China's central bank started to cut interest rates for six major overseas currencies yesterday.
The People's Bank of China slashed the one-year term interest rates for US dollar, pound sterling, euro, Hong Kong dollar, Canadian dollar and Swiss franc.
They will be cut by 0.4375, 0.25, 0.1875, 0.3125, 0.0625 and 0.5 percentage points respectively.
The new interest rates are 0.8125, 2.5625, 1.875, 1.125, 1.5625 and 0.4375 percent.
Zhang Liqun, a senior researcher with the Development Research Centre under the State Council, said the move was a normal response to international markets.
Earlier this month, the US Federal Reserve announced it was cutting the dollar interest rate by an aggressive half percentage point, taking it to a four-decade low.

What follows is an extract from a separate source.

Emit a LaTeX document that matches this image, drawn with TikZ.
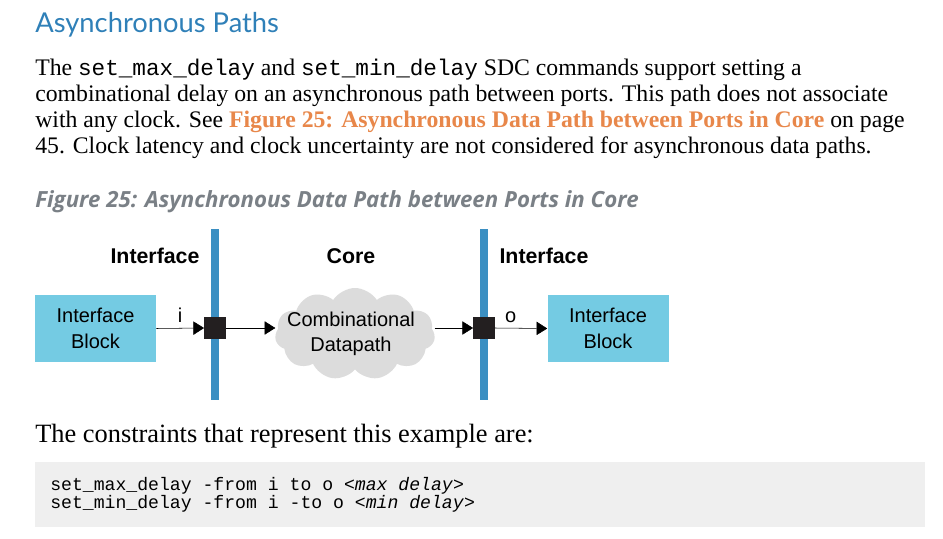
\documentclass[tikz,border=0pt]{standalone}
\usepackage{fontspec}
\setmainfont{Liberation Serif}
\setsansfont{Liberation Sans}
\setmonofont{Liberation Mono}
\newfontfamily\headfont{Lato}
\newfontfamily\captionfont{Open Sans}
\usepackage{xcolor}
\usetikzlibrary{arrows.meta,shapes.symbols,positioning}
\definecolor{headblue}{HTML}{2F80B8}
\definecolor{barblue}{HTML}{3B8FC2}
\definecolor{blockcyan}{HTML}{74CBE3}
\definecolor{linkorange}{HTML}{E8874A}
\definecolor{captiongray}{HTML}{7A8086}
\definecolor{cloudgray}{HTML}{DCDCDC}
\definecolor{codegray}{HTML}{EFEFEF}
\definecolor{portblack}{HTML}{231F20}
\tikzset{
    body-line/.style = {anchor=base west, inner sep=0pt, font=\fontsize{17.8}{20}\selectfont},
    zone-label/.style = {font=\sffamily\bfseries\fontsize{16}{19}\selectfont},
    if-block/.style = {fill=blockcyan, minimum width=90.75pt, minimum height=50.25pt, align=center, inner sep=0pt, font=\sffamily\fontsize{15}{19.5}\selectfont},
    port/.style = {fill=portblack, minimum size=16pt, inner sep=0pt},
    datapath-cloud/.style = {cloud, cloud puffs=11, cloud puff arc=115, cloud ignores aspect, fill=cloudgray, minimum width=120pt, minimum height=69pt, inner sep=0pt},
    cloud-text/.style = {align=center, inner sep=0pt, font=\sffamily\fontsize{15}{19}\selectfont},
    flow/.style = {-{Triangle[length=8pt, width=10pt]}, thin},
    port-label/.style = {font=\sffamily\fontsize{15}{18}\selectfont, inner sep=1pt},
    code-line/.style = {anchor=base west, inner sep=0pt, font=\ttfamily\fontsize{13.6}{16}\selectfont},
}
\newcommand{\sdccmd}[1]{{\ttfamily\fontsize{17}{20}\selectfont #1}}

\begin{document}
\begin{tikzpicture}[x=0.75pt, y=-0.75pt]
\useasboundingbox (0,0) rectangle (943,539);
\fill[white] (0,0) rectangle (943,539);

% heading and text
\node[anchor=base west, inner sep=0pt, text=headblue, font=\headfont\fontsize{20.5}{24}\selectfont] (title) at (35,32) {Asynchronous Paths};
\node[body-line] (line1) at (35,75) {The \sdccmd{set\_max\_delay} and \sdccmd{set\_min\_delay} SDC commands support setting a};
\node[body-line] (line2) at (35,101) {combinational delay on an asynchronous path between ports. This path does not associate};
\node[body-line] (line3) at (35,127) {with any clock. See \textcolor{linkorange}{\textbf{Figure 25: Asynchronous Data Path between Ports in Core}} on page};
\node[body-line] (line4) at (35,153) {45. Clock latency and clock uncertainty are not considered for asynchronous data paths.};

% caption
\node[anchor=base west, inner sep=0pt, text=captiongray, font=\captionfont\bfseries\itshape\fontsize{16.7}{19}\selectfont] (caption) at (35,207) {Figure 25: Asynchronous Data Path between Ports in Core};

% boundaries
\draw[barblue, line width=6pt] (215,229) -- (215,400);
\draw[barblue, line width=6pt] (484,229) -- (484,400);

\node[zone-label] (ifleft) at (155,256) {Interface};
\node[zone-label] (core) at (351,256) {Core};
\node[zone-label] (ifright) at (544,256) {Interface};

\node[if-block] (leftblock) at (95.5,328.5) {Interface\\Block};
\node[if-block] (rightblock) at (608,328.5) {Interface\\Block};
\node[port] (portin) at (215,328) {};
\node[port] (portout) at (484,328) {};
\node[datapath-cloud] (datapath) at (355,334) {};
\node[cloud-text] (datapath-text) at (351,334) {Combinational\\Datapath};

\draw[flow] (leftblock.east) -- node[port-label, above=3pt] {i} (portin.west);
\draw[flow] (portin.east) -- (datapath.west |- portin);
\draw[flow] (datapath.east |- portout) -- (portout.west);
\draw[flow] (portout.east) -- node[port-label, above=3pt, pos=0.3] {o} (rightblock.west);

% constraints
\node[body-line, font=\fontsize{19.8}{22}\selectfont] (constraints) at (35,442) {The constraints that represent this example are:};
\node[fill=codegray, minimum width=667.5pt, minimum height=48.75pt, inner sep=0pt, anchor=north west] (codebox) at (35,462) {};
\node[code-line] (code1) at (50,490) {set\_max\_delay -from i to o <\textit{max delay}>};
\node[code-line] (code2) at (50,508) {set\_min\_delay -from i -to o <\textit{min delay}>};
\end{tikzpicture}
\end{document}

China's strong economic performance and large foreign currency reserves also required the nation to cut interest rates to increase the fluidity of foreign currencies, said Ding Maozhan, director of the Research Department of Beijing's Chongwen District Government.
The national economy grew a year-on-year 7.9 percent in the first nine months of this year and is expected to grow 8 per cent for the whole year.
Some other economists believe China's economy will grow at an annual rate of 7 percent in the coming two decades.
"There is really no need to keep such a large amount of foreign exchange reserves, as this will increase the country's financial burden," Ding said.